Direct conversion of CH 4 and O 2 to value-added chemicals is important for natural gas industries. However, challenges remain due to the difficulty of O 2 activation in forming active oxygen species for CH 4 activation under mild conditions.
Recently, a research group led by Prof. DENG Dehui, Assoc. Prof. CUI xiaoju and YU Liang from the Dalian Institute of Chemical Physics (DICP) of the Chinese Academy of Sciences (CAS) realized the electrochemical conversion of CH 4 by O 2 to HCOOH at room temperature.

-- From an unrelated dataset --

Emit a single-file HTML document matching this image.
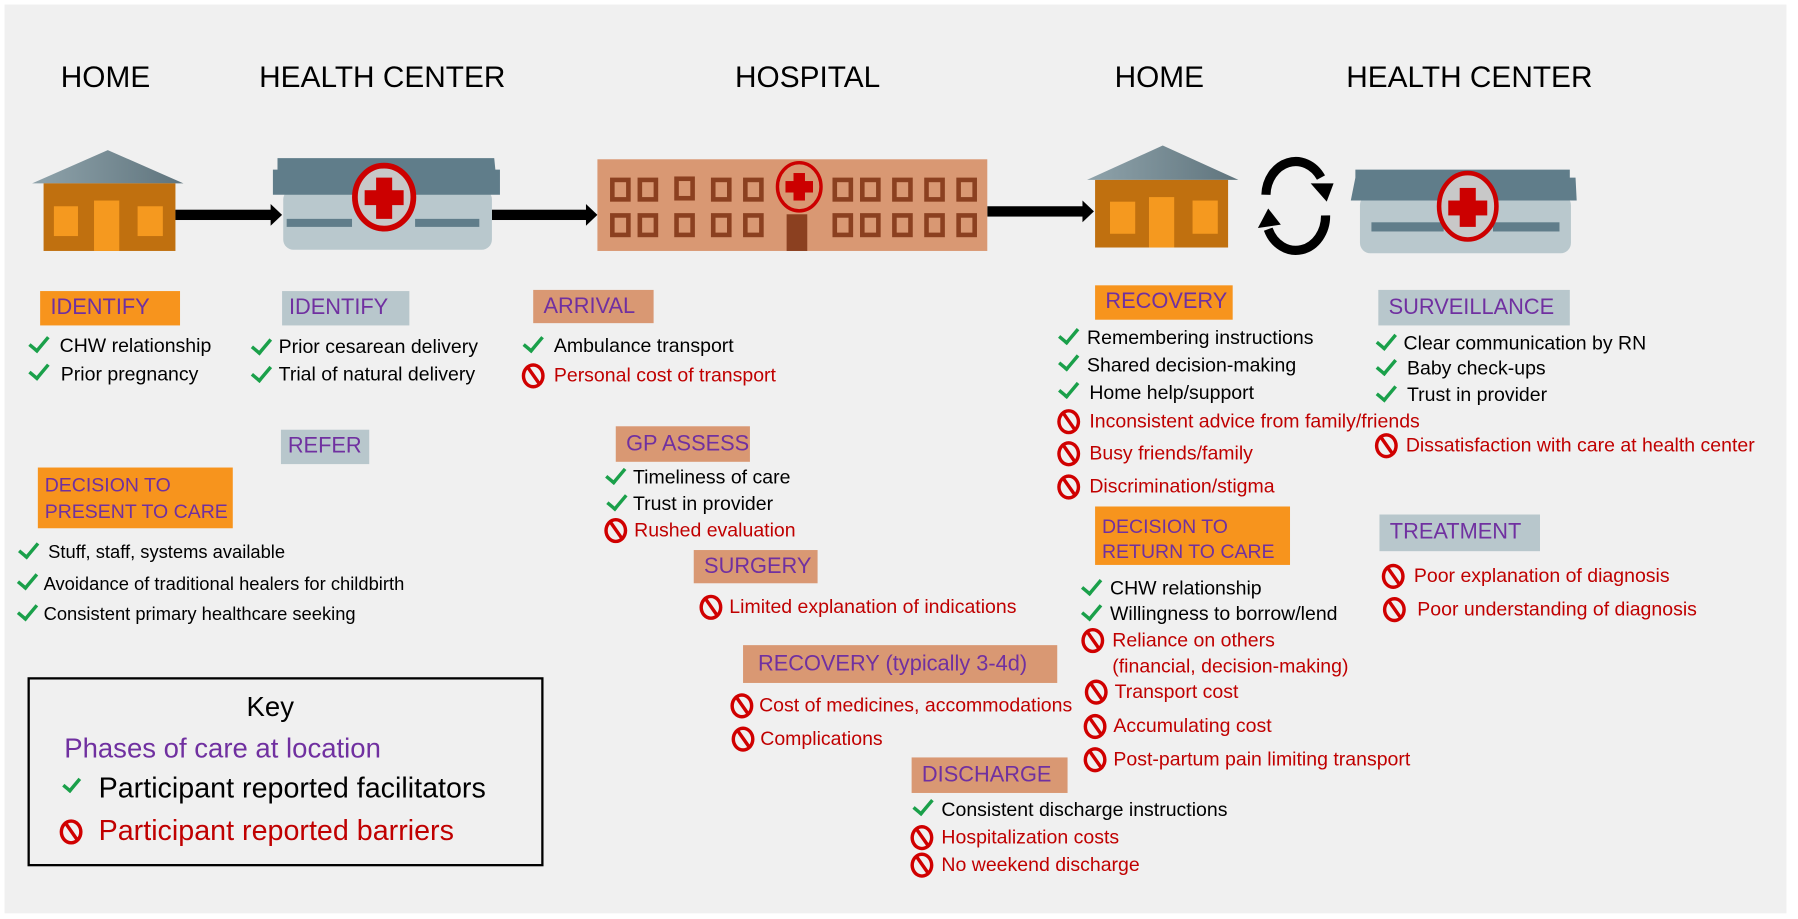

This study was published in Journal of the American Chemical Society .
The researchers developed a high-pressure electro-Fenton strategy to establish a hetero-homogeneous process for electro-catalytic conversion of CH 4 by O 2 at room temperature. They revealed that CH 4 was efficiently activated by ·OH, which was produced via a heterogeneous electroreduction of O 2 to H 2 O 2 on the Ag foil cathode, followed by a homogeneous Fe 2+ -facilitated H 2 O 2 decomposition.
Besides, the researchers found that the elevated pressure not only improved the productivity of H 2 O 2 from O 2 electro-reduction but also boosted the reaction collision probability between CH 4 and active ·OH in-situ generated from Fe 2+ -facilitated decomposition of H 2 O 2 .
Compared with the traditional electro-catalytic CH 4 conversion process with high overpotential (>0.9 V) and low Faradaic efficiency (< 60%), the high-pressure electro-Fenton process achieved an HCOOH Faradaic efficiency of 81.4% with an ultra-low cathodic overpotential of 0.38 V. The HCOOH productivity was 11.5 mmol h -1 gFe -1 , which was 220 times that of ambient pressure.
"This work provides a new way for energy-efficient and sustainable conversion of CH 4 by directly using O 2 under mild conditions," said Prof. DENG.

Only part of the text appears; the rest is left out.